Au cœur du divertissement vraiment amusant, constamment élégant, se devinent
une noirceur invisible, une « image manquante », mémoire de massacres
liminaires, Auschwitz en perspective.
Pudique, Capra ne cadre pas le
contenu cadavérique du coffre de fenêtre, mausolée à domicile, insoupçonnable,
ni les fosses creusées au sous-sol, plus tard celui de la peur selon Craven (The
People Under the Stairs, 1991). « Film d’horreur » rieur, Arsenic
et vieilles dentelles (s’)autorise à sourire du pire, rend festif le
fait divers, drolatique la maltraitance infantile, détail autobiographique,
pain psychanalytique. Ici, il s’agit de se dépêcher de perdre sa virginité,
d’en être toujours empêchés, destination retardée des chutes du Niagara où
chuter en intimité, éclaboussés, pourquoi pas, par une « femme fontaine »,
l’attachante Priscilla Lane de Cinquième Colonne (Hitchcock, 1942) s’y
colle, bientôt Marilyn Monroe (Niagara, Hathaway, 1953). Ici, un
médecin allemand bon à rien, bon qu’à boire, porte un patronyme écourté de « Créature »
de Mary Shelley, de physicien relativiste. Ici, un célibataire esseulé, que
deviendra-t-il à notre départ, ma sœur, se prend pour Roosevelt, astucieux jeu
de mots de la VO sous-titrée (« rousse svelte »). Avant que la fille
du révérend et l’ennemi du mariage n’en arrivent à se « connaître »,
euphémisme biblique, il faut que le héros grandisse, se dessille, affronte la
folie-philanthropie en face, rejoue en replay
actualisé, new-yorkais, la lutte d’Abel & Caïn, salut à l’ange gardien du
suicidaire Jimmy Stewart. Il faut qu’il se défasse de sa famille infernale,
néfaste, qu’il fuie loin de la nécropole d’Arlington, se casse de Brooklyn. Il
faut, surtout, qu’il accomplisse un triple internement à la Une
femme sous influence (Cassavetes, 1974) et se désolidarise d’une lignée
de meurtriers, qu’il risque de perdre la raison, qu’il gagne une nouvelle
identité, gage de santé mentale, de délivrance conjugale, puisque in fine fils délaissé de cuistot de
bateau, salut à Steven Seagal (Piège en haute mer, Davis, 1992).

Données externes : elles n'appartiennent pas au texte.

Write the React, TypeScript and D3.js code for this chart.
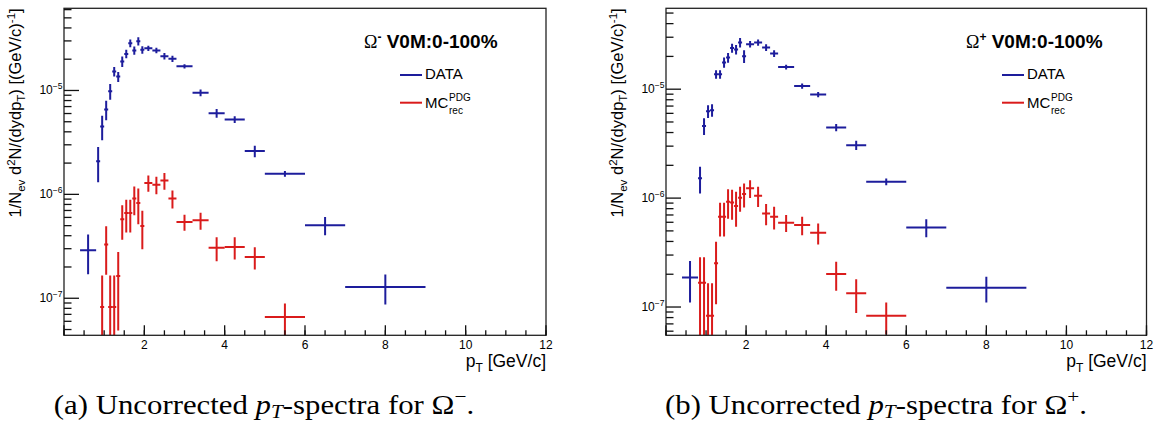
import React from "react";
import * as d3 from "d3";

// pT bin edges (GeV/c)
const BIN_LO = [0.4, 0.8, 0.9, 1.0, 1.1, 1.2, 1.3, 1.4, 1.5, 1.6, 1.7, 1.8, 1.9, 2.0, 2.2, 2.4, 2.6, 2.8, 3.2, 3.6, 4.0, 4.5, 5.0, 6.0, 7.0];
const BIN_HI = [0.8, 0.9, 1.0, 1.1, 1.2, 1.3, 1.4, 1.5, 1.6, 1.7, 1.8, 1.9, 2.0, 2.2, 2.4, 2.6, 2.8, 3.2, 3.6, 4.0, 4.5, 5.0, 6.0, 7.0, 9.0];

// Omega minus
const OMM_DATA = [2.9e-7, 2.08e-6, 4.51e-6, 6.56e-6, 9.85e-6, 1.52e-5, 1.36e-5, 1.9e-5, 2.25e-5, 2.85e-5, 2.43e-5, 2.98e-5, 2.46e-5, 2.55e-5, 2.43e-5, 2.14e-5, 2.02e-5, 1.71e-5, 9.5e-6, 6.05e-6, 5.26e-6, 2.61e-6, 1.58e-6, 5.04e-7, 1.28e-7];
const OMM_DATA_ERR = [1.2e-7, 7.7e-7, 1.2e-6, 1.4e-6, 1.7e-6, 1.6e-6, 1.5e-6, 2.2e-6, 2.1e-6, 2.4e-6, 2.2e-6, 2.7e-6, 2.0e-6, 1.5e-6, 1.5e-6, 1.5e-6, 1.4e-6, 8e-7, 7e-7, 6e-7, 4e-7, 3.3e-7, 1.0e-7, 1.0e-7, 4.1e-8];
const OMM_MC = [null, null, 8.26e-8, 3.3e-7, 8.26e-8, 8.26e-8, 1.64e-7, 5.75e-7, 6.6e-7, 6.6e-7, 9.1e-7, 8.26e-7, 4.96e-7, 1.29e-6, 1.24e-6, 1.36e-6, 9.1e-7, 5.42e-7, 5.62e-7, 3.07e-7, 3.11e-7, 2.49e-7, 6.6e-8, null, null];
const OMM_MC_ERR = [0, 0, 8.3e-8, 1.62e-7, 8.3e-8, 8.3e-8, 1.15e-7, 2.1e-7, 2.3e-7, 2.3e-7, 2.8e-7, 3.1e-7, 2.0e-7, 2.3e-7, 2.4e-7, 2.5e-7, 1.8e-7, 9.6e-8, 1.05e-7, 8e-8, 7.5e-8, 6e-8, 2.3e-8, 0, 0];

// Omega plus
const OMP_DATA = [1.87e-7, 1.52e-6, 4.6e-6, 6.28e-6, 6.42e-6, 1.37e-5, 1.37e-5, 1.76e-5, 1.95e-5, 2.39e-5, 2.31e-5, 2.68e-5, 2.01e-5, 2.59e-5, 2.68e-5, 2.41e-5, 2.13e-5, 1.6e-5, 1.07e-5, 8.93e-6, 4.45e-6, 3.06e-6, 1.41e-6, 5.38e-7, 1.5e-7];
const OMP_DATA_ERR = [7.7e-8, 4.2e-7, 8e-7, 8.5e-7, 8.5e-7, 1.2e-6, 1.2e-6, 1.9e-6, 2.0e-6, 2.3e-6, 2.3e-6, 2.7e-6, 2.7e-6, 1.8e-6, 1.8e-6, 1.7e-6, 1.5e-6, 8e-7, 6e-7, 5e-7, 3.5e-7, 3e-7, 1.0e-7, 1.0e-7, 4e-8];
const OMP_MC = [null, 1.67e-7, 1.67e-7, 8.3e-8, 8.3e-8, 2.52e-7, 6.75e-7, 6.75e-7, 9.25e-7, 9.12e-7, 8.45e-7, 1.01e-6, 1.09e-6, 1.23e-6, 1.05e-6, 7.24e-7, 6.75e-7, 5.93e-7, 5.65e-7, 4.81e-7, 2.01e-7, 1.34e-7, 8.3e-8, null, null];
const OMP_MC_ERR = [0, 1.2e-7, 1.2e-7, 8.2e-8, 8.2e-8, 1.46e-7, 2.3e-7, 2.3e-7, 2.8e-7, 2.8e-7, 3e-7, 2.6e-7, 2.7e-7, 2.3e-7, 2.2e-7, 1.6e-7, 1.6e-7, 1.05e-7, 1.1e-7, 1.05e-7, 6e-8, 4.6e-8, 2.7e-8, null, null];

const X_MAJOR = [0, 2, 4, 6, 8, 10, 12];
const X_LABELS = ["", "2", "4", "6", "8", "10", "12"];
const X_MINOR = d3.range(0, 12.01, 0.5);
const Y_DECADES = [-8, -7, -6, -5, -4];
const LEGEND_LABELS = ["DATA", "MC"];
const CAPTION_LETTERS = ["(a)", "(b)"];
const SIGNS = ["-", "+"];
const CAPTION_SIGNS = ["\u2212", "+"];

const BLUE = "#1d1d9c";
const RED = "#da1b1b";
const SANS = "Liberation Sans, Arial, Helvetica, sans-serif";
const SERIF = "Liberation Serif, Times New Roman, serif";

type PanelProps = {
  x0: number; x1: number; y0: number; y1: number;
  yDomain: [number, number];
  data: (number | null)[]; dataErr: (number | null)[];
  mc: (number | null)[]; mcErr: (number | null)[];
  sign: string; id: string;
};

function ErrorBars({ x, y, vals, errs, color, yMin }: any) {
  return (
    <g stroke={color} strokeWidth={2} fill="none">
      {vals.map((v: number | null, i: number) => {
        if (v == null) return null;
        const e = errs[i] || 0;
        const lo = Math.max(v - e, yMin * 0.3);
        const yc = y(v);
        const xc = x((BIN_LO[i] + BIN_HI[i]) / 2);
        return (
          <g key={i}>
            <line x1={x(BIN_LO[i])} x2={x(BIN_HI[i])} y1={yc} y2={yc} />
            <line x1={xc} x2={xc} y1={y(v + e)} y2={y(lo)} />
          </g>
        );
      })}
    </g>
  );
}

function Panel({ x0, x1, y0, y1, yDomain, data, dataErr, mc, mcErr, sign, id }: PanelProps) {
  const x = d3.scaleLinear().domain([0, 12]).range([x0, x1]);
  const y = d3.scaleLog().domain(yDomain).range([y1, y0]);
  const yMajors = Y_DECADES.map((d) => Math.pow(10, d)).filter((v) => v >= yDomain[0] && v <= yDomain[1]);
  const yMinors: number[] = [];
  Y_DECADES.forEach((d) => {
    for (let m = 2; m <= 9; m++) {
      const v = m * Math.pow(10, d);
      if (v >= yDomain[0] && v <= yDomain[1]) yMinors.push(v);
    }
  });
  const tickColor = "#111";
  return (
    <g>
      <defs>
        <clipPath id={"clip" + id}>
          <rect x={x0} y={y0} width={x1 - x0} height={y1 - y0} />
        </clipPath>
      </defs>
      <g clipPath={`url(#clip${id})`}>
        <ErrorBars x={x} y={y} vals={data} errs={dataErr} color={BLUE} yMin={yDomain[0]} />
        <ErrorBars x={x} y={y} vals={mc} errs={mcErr} color={RED} yMin={yDomain[0]} />
      </g>
      <rect x={x0} y={y0} width={x1 - x0} height={y1 - y0} fill="none" stroke="#222" strokeWidth={1.3} />
      <g stroke={tickColor} strokeWidth={1.3}>
        {X_MINOR.map((t) => (
          <line key={"xm" + t} x1={x(t)} x2={x(t)} y1={y1} y2={y1 - 5} />
        ))}
        {X_MAJOR.map((t) => (
          <line key={"xM" + t} x1={x(t)} x2={x(t)} y1={y1} y2={y1 - 10} />
        ))}
        {yMinors.map((v, i) => (
          <line key={"ym" + i} x1={x0} x2={x0 + 7.5} y1={y(v)} y2={y(v)} />
        ))}
        {yMajors.map((v, i) => (
          <line key={"yM" + i} x1={x0} x2={x0 + 15} y1={y(v)} y2={y(v)} />
        ))}
      </g>
      <g fontFamily={SANS} fontSize={12} fill="#000">
        {X_MAJOR.map((t, i) => (
          <text key={"xl" + t} x={x(t)} y={y1 + 13.3} textAnchor="middle">{X_LABELS[i]}</text>
        ))}
        {yMajors.map((v, i) => (
          <text key={"yl" + i} x={x0 - 1.5} y={y(v) + 3.5} textAnchor="end">
            10<tspan fontSize={8.5} dy={-5}>{"\u2212" + Math.round(-Math.log10(v))}</tspan>
          </text>
        ))}
      </g>
      <text x={x1} y={y1 + 32} textAnchor="end" fontFamily={SANS} fontSize={17.5}>
        p<tspan fontSize={12} dy={5}>T</tspan><tspan dy={-5}> [GeV/c]</tspan>
      </text>
      <text transform={`translate(${x0 - 43.5},${y0}) rotate(-90)`} textAnchor="end" fontFamily={SANS} fontSize={16.5}>
        1/N<tspan fontSize={11.5} dy={4}>ev</tspan>
        <tspan dy={-4}> d</tspan><tspan fontSize={11.5} dy={-6}>2</tspan>
        <tspan dy={6}>N/(dydp</tspan><tspan fontSize={11.5} dy={4}>T</tspan>
        <tspan dy={-4}>) [(GeV/c)</tspan><tspan fontSize={11.5} dy={-6}>-1</tspan>
        <tspan dy={6}>]</tspan>
      </text>
      <text x={x0 + 300} y={48.3} fontFamily={SANS} fontSize={19} fontWeight="bold">
        <tspan fontFamily={SERIF} fontWeight="normal" fontSize={18}>{"\u03A9"}</tspan>
        <tspan fontSize={12} dy={-7}>{sign}</tspan>
        <tspan dy={7}> V0M:0-100%</tspan>
      </text>
      <line x1={x0 + 336} x2={x0 + 358} y1={75} y2={75} stroke={BLUE} strokeWidth={2} />
      <text x={x0 + 361} y={79.3} fontFamily={SANS} fontSize={15}>{LEGEND_LABELS[0]}</text>
      <line x1={x0 + 336} x2={x0 + 358} y1={102.7} y2={102.7} stroke={RED} strokeWidth={2} />
      <text x={x0 + 361} y={108.3} fontFamily={SANS} fontSize={15}>{LEGEND_LABELS[1]}</text>
      <text x={x0 + 385} y={100.5} fontFamily={SANS} fontSize={10}>PDG</text>
      <text x={x0 + 385} y={113.5} fontFamily={SANS} fontSize={10}>rec</text>
    </g>
  );
}

function Caption({ cx, letter, sign }: { cx: number; letter: string; sign: string }) {
  return (
    <g transform={`translate(${cx},414) scale(1.12,1)`}>
      <text x={0} y={0} textAnchor="middle" fontFamily={SERIF} fontSize={27.5}>
        {letter} Uncorrected <tspan fontStyle="italic">p</tspan>
        <tspan fontStyle="italic" fontSize={19} dy={4}>T</tspan>
        <tspan dy={-4}>-spectra for {"\u03A9"}</tspan>
        <tspan fontSize={19} dy={-11}>{sign}</tspan>
        <tspan dy={11}>.</tspan>
      </text>
    </g>
  );
}

export default function App() {
  return (
    <svg width={1156} height={425} style={{ position: "absolute", left: 0, top: 0, background: "#fff" }}>
      <rect x={0} y={0} width={1156} height={425} fill="#fff" />
      <Panel id="a" x0={64} x1={546} y0={8.3} y1={335.3} yDomain={[4.4e-8, 6.18e-5]}
        data={OMM_DATA} dataErr={OMM_DATA_ERR} mc={OMM_MC} mcErr={OMM_MC_ERR} sign={SIGNS[0]} />
      <Panel id="b" x0={666} x1={1146.5} y0={8.3} y1={335.3} yDomain={[5.5e-8, 5.53e-5]}
        data={OMP_DATA} dataErr={OMP_DATA_ERR} mc={OMP_MC} mcErr={OMP_MC_ERR} sign={SIGNS[1]} />
      <Caption cx={264} letter={CAPTION_LETTERS[0]} sign={CAPTION_SIGNS[0]} />
      <Caption cx={876} letter={CAPTION_LETTERS[1]} sign={CAPTION_SIGNS[1]} />
    </svg>
  );
}
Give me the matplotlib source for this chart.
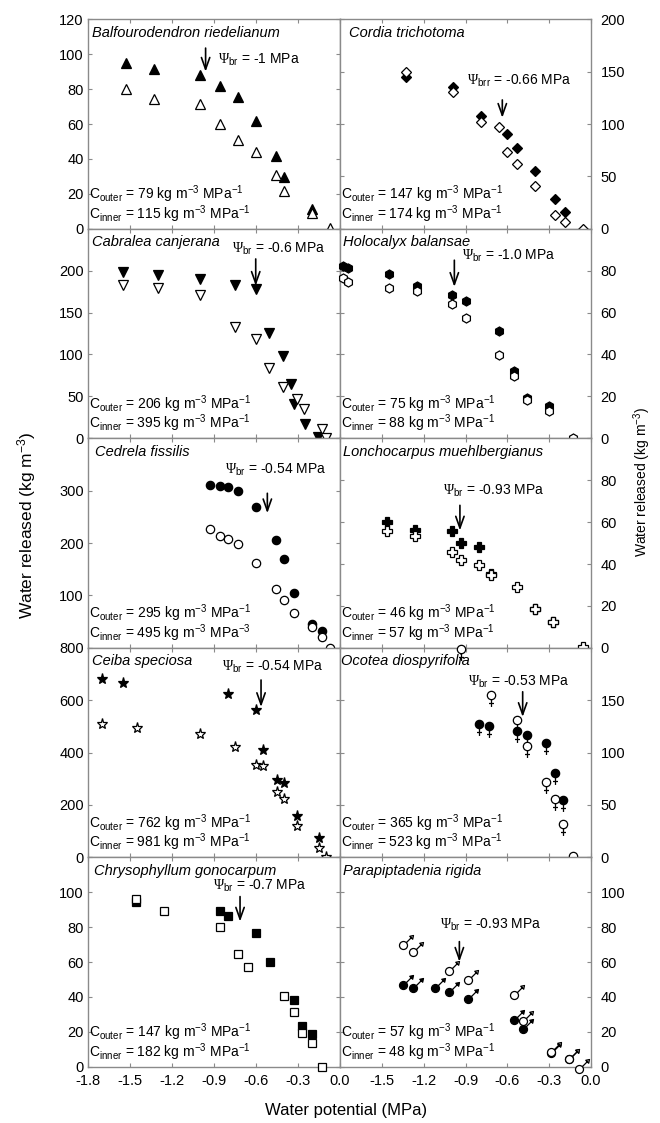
import numpy as np
import matplotlib
matplotlib.use("Agg")
import matplotlib.pyplot as plt
from matplotlib.path import Path

plt.rcParams['font.family'] = ['Liberation Sans', 'DejaVu Sans']
plt.rcParams['mathtext.fontset'] = 'custom'
plt.rcParams['mathtext.rm'] = 'Liberation Sans'
plt.rcParams['mathtext.it'] = 'Liberation Sans:italic'
plt.rcParams['mathtext.bf'] = 'Liberation Sans:bold'
plt.rcParams['mathtext.tt'] = 'Liberation Serif'
plt.rcParams['axes.unicode_minus'] = False

# ---------------- data ----------------
balf_psi_outer = [-1.53, -1.33, -1.00, -0.86, -0.73, -0.60, -0.46, -0.40, -0.20]
balf_w_outer = [95, 91.5, 88, 81.7, 75.6, 61.6, 41.7, 29.6, 11.6]
balf_psi_inner = [-1.53, -1.33, -1.00, -0.86, -0.73, -0.60, -0.46, -0.40, -0.20, -0.07]
balf_w_inner = [80.2, 74.6, 71.4, 59.9, 51.1, 44, 30.6, 21.6, 9.2, 0.5]

cord_psi_outer = [-1.33, -0.99, -0.79, -0.60, -0.53, -0.40, -0.26, -0.19]
cord_w_outer = [144.7, 135, 107.3, 90.4, 77, 55.6, 28.5, 16.3]
cord_psi_inner = [-1.33, -0.99, -0.79, -0.66, -0.60, -0.53, -0.40, -0.26, -0.19, -0.06]
cord_w_inner = [149.9, 130.7, 102, 97.2, 73.2, 62, 40.9, 13.1, 6.7, 0]

cabr_psi_outer = [-1.55, -1.30, -1.00, -0.75, -0.60, -0.51, -0.41, -0.35, -0.33, -0.25, -0.155]
cabr_w_outer = [198, 195, 190, 183.3, 178, 125.5, 98.4, 65, 40.6, 16.7, 1]
cabr_psi_inner = [-1.55, -1.30, -1.00, -0.75, -0.60, -0.51, -0.41, -0.31, -0.26, -0.13, -0.10]
cabr_w_inner = [183, 179.3, 171, 133, 119, 84.4, 61, 46.6, 35.4, 10.8, 0]

holo_psi_outer = [-1.775, -1.745, -1.45, -1.25, -1.00, -0.90, -0.66, -0.55, -0.46, -0.30]
holo_w_outer = [82.3, 81.1, 78.2, 72.8, 68.3, 65.4, 51, 32.3, 19, 15.5]
holo_psi_inner = [-1.775, -1.745, -1.45, -1.25, -1.00, -0.90, -0.66, -0.55, -0.46, -0.30, -0.13]
holo_w_inner = [76.3, 74.7, 71.8, 70.4, 64, 57.4, 39.8, 29.6, 18.4, 13.1, 0]

cedr_psi_outer = [-0.93, -0.86, -0.80, -0.73, -0.60, -0.46, -0.40, -0.33, -0.20, -0.13]
cedr_w_outer = [311, 309, 306.5, 299.4, 268, 205.5, 168.6, 104.6, 46, 31.8]
cedr_psi_inner = [-0.93, -0.86, -0.80, -0.73, -0.60, -0.46, -0.40, -0.33, -0.20, -0.13, -0.07]
cedr_w_inner = [226.6, 213.8, 207.5, 197.3, 162, 112.3, 92, 66.3, 39.5, 20.3, 0]

lonc_psi_outer = [-1.465, -1.26, -1.00, -0.93, -0.80, -0.72, -0.40, -0.27]
lonc_w_outer = [60, 56.4, 55.6, 50, 48.1, 35.4, 18.3, 12.4]
lonc_psi_inner = [-1.465, -1.26, -1.00, -0.93, -0.80, -0.72, -0.53, -0.40, -0.27, -0.06]
lonc_w_inner = [55.8, 53.4, 45.7, 41.7, 39.4, 34.9, 29, 18.3, 12.4, 0.3]

ceib_psi_outer = [-1.70, -1.55, -0.80, -0.60, -0.55, -0.45, -0.40, -0.305, -0.15]
ceib_w_outer = [680, 666, 622, 562, 411, 296, 285, 157, 74]
ceib_psi_inner = [-1.70, -1.45, -1.00, -0.75, -0.60, -0.55, -0.45, -0.40, -0.305, -0.15, -0.10]
ceib_w_inner = [508, 494, 470, 421, 351, 348, 249, 221, 121, 34, 0]

ocot_psi_outer = [-0.80, -0.73, -0.53, -0.46, -0.32, -0.26, -0.20]
ocot_w_outer = [126.9, 125.3, 120.4, 117.2, 109.2, 80.3, 54.6]
ocot_psi_inner = [-0.93, -0.72, -0.53, -0.46, -0.32, -0.26, -0.20, -0.13]
ocot_w_inner = [199, 154.8, 131.4, 106, 72, 55.9, 32.2, 1.3]

chry_psi_outer = [-1.46, -0.86, -0.80, -0.60, -0.50, -0.33, -0.27, -0.20]
chry_w_outer = [94.5, 89.3, 86.5, 76.5, 60.2, 38.3, 23.5, 18.8]
chry_psi_inner = [-1.46, -1.26, -0.86, -0.73, -0.66, -0.40, -0.33, -0.27, -0.20, -0.13]
chry_w_inner = [96.4, 89.3, 80.3, 64.5, 57.4, 40.6, 31.6, 19.1, 13.8, 0]

para_psi_outer = [-1.35, -1.28, -1.12, -1.02, -0.88, -0.55, -0.49, -0.29, -0.155]
para_w_outer = [46.9, 45.3, 45, 42.7, 38.7, 26.8, 21.4, 7.7, 4.2]
para_psi_inner = [-1.35, -1.28, -1.02, -0.88, -0.55, -0.485, -0.29, -0.155, -0.086]
para_w_inner = [69.8, 66, 54.9, 49.7, 41.1, 26.4, 8.6, 4.6, -1]

species = ["Balfourodendron riedelianum", "Cordia trichotoma", "Cabralea canjerana",
           "Holocalyx balansae", "Cedrela fissilis", "Lonchocarpus muehlbergianus",
           "Ceiba speciosa", "Ocotea diospyrifolia", "Chrysophyllum gonocarpum",
           "Parapiptadenia rigida"]
psi_br = ["-1", "-0.66", "-0.6", "-1.0", "-0.54", "-0.93", "-0.54", "-0.53", "-0.7", "-0.93"]
psi_sub = ["br", "brr", "br", "br", "br", "br", "br", "br", "br", "br"]
c_outer = [79, 147, 206, 75, 295, 46, 762, 365, 147, 57]
c_inner = [115, 174, 395, 88, 495, 57, 981, 523, 182, 48]
c_inner_exp = ["-1", "-1", "-1", "-1", "-3", "-1", "-1", "-1", "-1", "-1"]
y_max = [120, 200, 250, 100, 400, 100, 800, 200, 120, 120]
y_step = [20, 50, 50, 20, 100, 20, 200, 50, 20, 20]
x_ticks = [-1.8, -1.5, -1.2, -0.9, -0.6, -0.3, 0.0]

# ---------------- custom markers ----------------
venus = Path.make_compound_path(
    Path.circle((0, 0), 0.5),
    Path([(0, -0.5), (0, -1.375)], [Path.MOVETO, Path.LINETO]),
    Path([(-0.3, -0.96), (0.3, -0.96)], [Path.MOVETO, Path.LINETO]))
mars = Path.make_compound_path(
    Path.circle((0, 0), 0.5),
    Path([(0.354, 0.354), (1.05, 1.05)], [Path.MOVETO, Path.LINETO]),
    Path([(1.25, 1.25), (0.78, 1.15), (1.15, 0.78), (1.25, 1.25)],
         [Path.MOVETO, Path.LINETO, Path.LINETO, Path.CLOSEPOLY]))

panels = [
    (balf_psi_outer, balf_w_outer, balf_psi_inner, balf_w_inner, '^', 6.5),
    (cord_psi_outer, cord_w_outer, cord_psi_inner, cord_w_inner, 'D', 5.0),
    (cabr_psi_outer, cabr_w_outer, cabr_psi_inner, cabr_w_inner, 'v', 6.5),
    (holo_psi_outer, holo_w_outer, holo_psi_inner, holo_w_inner, 'h', 6.5),
    (cedr_psi_outer, cedr_w_outer, cedr_psi_inner, cedr_w_inner, 'o', 6.0),
    (lonc_psi_outer, lonc_w_outer, lonc_psi_inner, lonc_w_inner, 'P', 7.0),
    (ceib_psi_outer, ceib_w_outer, ceib_psi_inner, ceib_w_inner, '*', 8.0),
    (ocot_psi_outer, ocot_w_outer, ocot_psi_inner, ocot_w_inner, venus, 16.5),
    (chry_psi_outer, chry_w_outer, chry_psi_inner, chry_w_inner, 's', 5.5),
    (para_psi_outer, para_w_outer, para_psi_inner, para_w_inner, mars, 14.4),
]

# arrow (x, y start, y end) and text (x, y) in data coordinates
arrows = [(-0.96, 103.5, 90), (-0.636, 123, 106), (-0.602, 214, 182), (-0.98, 85, 72.3),
          (-0.519, 295, 257), (-0.94, 68, 56), (-0.564, 677, 574), (-0.49, 158, 134),
          (-0.714, 97.5, 83.2), (-0.944, 71.7, 60.2)]
psi_text_pos = [(-0.87, 97), (-0.89, 141), (-0.774, 226), (-0.927, 87), (-0.822, 340),
                (-1.059, 75), (-0.84, 727), (-0.88, 168), (-0.905, 103.7), (-1.083, 81.3)]
name_x_px = [4, 9, 4, 3, 7, 3, 4, 1, 6, 3]

W, H = 660, 1123
fig = plt.figure(figsize=(W / 100, H / 100), dpi=100)

row_tops = [19.3, 228.8, 438.3, 647.8, 857.3]
row_h = 209.5
col_left = [88, 340]
col_w = [252, 251]
spine_c = '#8a8a8a'

for i, (xo, yo, xi, yi, mk, ms) in enumerate(panels):
    r, c = divmod(i, 2)
    ax = fig.add_axes([col_left[c] / W, 1 - (row_tops[r] + row_h) / H, col_w[c] / W, row_h / H])
    ax.set_xlim(-1.8, 0.0)
    ax.set_ylim(0, y_max[i])
    ax.plot(xo, yo, linestyle='none', marker=mk, ms=ms, mfc='black', mec='black',
            mew=0.9, clip_on=False, zorder=3)
    ax.plot(xi, yi, linestyle='none', marker=mk, ms=ms, mfc='white', mec='black',
            mew=0.9, clip_on=False, zorder=4)
    for s in ax.spines.values():
        s.set_color(spine_c)
        s.set_linewidth(1.0)
    yt = np.arange(0, y_max[i] + 0.1, y_step[i])
    ax.set_yticks(yt)
    labs = []
    for v in yt:
        hide = False
        if v == y_max[i] and i not in (0, 1, 6):
            hide = True
        if i == 4 and v == 0:
            hide = True
        labs.append('' if hide else '%d' % v)
    ax.set_yticklabels(labs)
    ax.set_xticks(x_ticks)
    if r == 4:
        xl = ['%.1f' % v for v in x_ticks]
        if c == 1:
            xl[0] = ''
        ax.set_xticklabels(xl)
    else:
        ax.set_xticklabels([])
    ax.tick_params(axis='both', direction='in', length=3, width=0.8, color=spine_c,
                   top=True, right=True, bottom=True, left=True, labelsize=10.5)
    ax.tick_params(axis='x', pad=5.5)
    if c == 0:
        ax.tick_params(axis='y', labelleft=True, labelright=False, pad=3)
    else:
        ax.tick_params(axis='y', labelleft=False, labelright=True, pad=7)

    ax.text(name_x_px[i] / col_w[c], 1 - 17.5 / row_h, species[i], transform=ax.transAxes,
            fontsize=10.5, style='italic', ha='left', va='baseline')
    ax.text(0.005, 0.14, r"C$_{\mathrm{outer}}$ = %d kg m$^{\mathrm{-3}}$ MPa$^{\mathrm{-1}}$" % c_outer[i],
            transform=ax.transAxes, fontsize=10, ha='left', va='baseline')
    ax.text(0.005, 0.047, r"C$_{\mathrm{inner}}$ = %d kg m$^{\mathrm{-3}}$ MPa$^{\mathrm{%s}}$" % (c_inner[i], c_inner_exp[i]),
            transform=ax.transAxes, fontsize=10, ha='left', va='baseline')
    tx, ty = psi_text_pos[i]
    ax.text(tx, ty, r"$\mathtt{\Psi}_{\mathrm{%s}}$ = %s MPa" % (psi_sub[i], psi_br[i]),
            fontsize=10, ha='left', va='center')
    axx, ay0, ay1 = arrows[i]
    ax.annotate('', xy=(axx, ay1), xytext=(axx, ay0),
                arrowprops=dict(arrowstyle='->,head_length=0.7,head_width=0.25',
                                lw=1.2, color='black', shrinkA=0, shrinkB=0,
                                mutation_scale=12))

fig.text(27 / W, 1 - 525 / H, 'Water released (kg m$^{\\mathrm{-3}}$)', rotation=90,
         fontsize=12.5, ha='center', va='center')
fig.text(642 / W, 1 - 482 / H, 'Water released (kg m$^{\\mathrm{-3}}$)', rotation=90,
         fontsize=10, ha='center', va='center')
fig.text(346 / W, 1 - 1111 / H, 'Water potential (MPa)', fontsize=12, ha='center', va='center')

fig.savefig('out.png', dpi=100)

On le voit, la comédie macabre à la
moralité désenchantée, résiliente, déploie une désillusion puis accompagne une
émancipation, s’appuie sur un passé qui ne passe pas, un héritage d’outrage,
une situation d’aliénation, sens duel. Opus
choral, Arsenic et vieilles dentelles doit sa réussite irrésistible,
ludique et lucide, à un ensemble soudé, énumérons les noms du compositeur
Steiner (King Kong, Cooper & Schoedsack, 1933), du DP Polito (Les
Aventures de Robin de Bois, Curtiz, 1938), du monteur Mandell (L’Homme
de la rue, Capra, 1941, plusieurs Wyler & Wilder). Capra produit,
Warner exécute, le casting comprend
beaucoup de talents, je me limite à nommer Lorre & Massey, Mesdemoiselles
Adair & Hull, Messieurs Alexander, Carson, Horton. Grant, généreux, ne
s’aimait pas, se trouvait à tort over the
top ; Boris, hélas, ne put se libérer ; Capra, enrôlé, bénéficia
d’un sursis d’assemblage, prit du plaisir, ne se prit pas au sérieux, tant
mieux. Pour eux deux, l’ouvrage s’avère une sorte de retour aux sources, au
spectacle live, à l’économie de
moyens. Dans Arsenic and Old Lace, le réalisateur ne cherche pas à provoquer
le vertige, la peur, il exorcise le féminin fantastique, politique, bis, du quasiment méconnu Les
Horizons perdus (1937), sommet de diégèse, de CV, il se souvient
davantage de ses débuts chez Sennett, du slapstick,
de ses flics, de la screwball comedy acclimatée, immobilisée, de son New-York
Miami (1934). Commencée par une bagarre générale, l’œuvre valeureuse
s’achève sur un clin d’œil à l’Alice de Lewis, taxi driver/théière humaine de chapelier cinglé. Entre-temps, l’exquis
Cary nous adresse carrément deux regards caméra, nous rend témoins
reconnaissants, au-delà des décennies, de la sortie différée, des documentaires
martiaux, de ses mésaventures domestiques, de son odyssée identitaire, de son « roman
familial » et national. Un film surfait, une vieillesse inoffensive, une
dentelle datée ? Une plaisanterie point sinistre, peuplée de spectres
pérennes, de secrets d’actualité, pertinent exemple de discours divisé, de
contraste harmonieux et de rafraîchissement funèbre.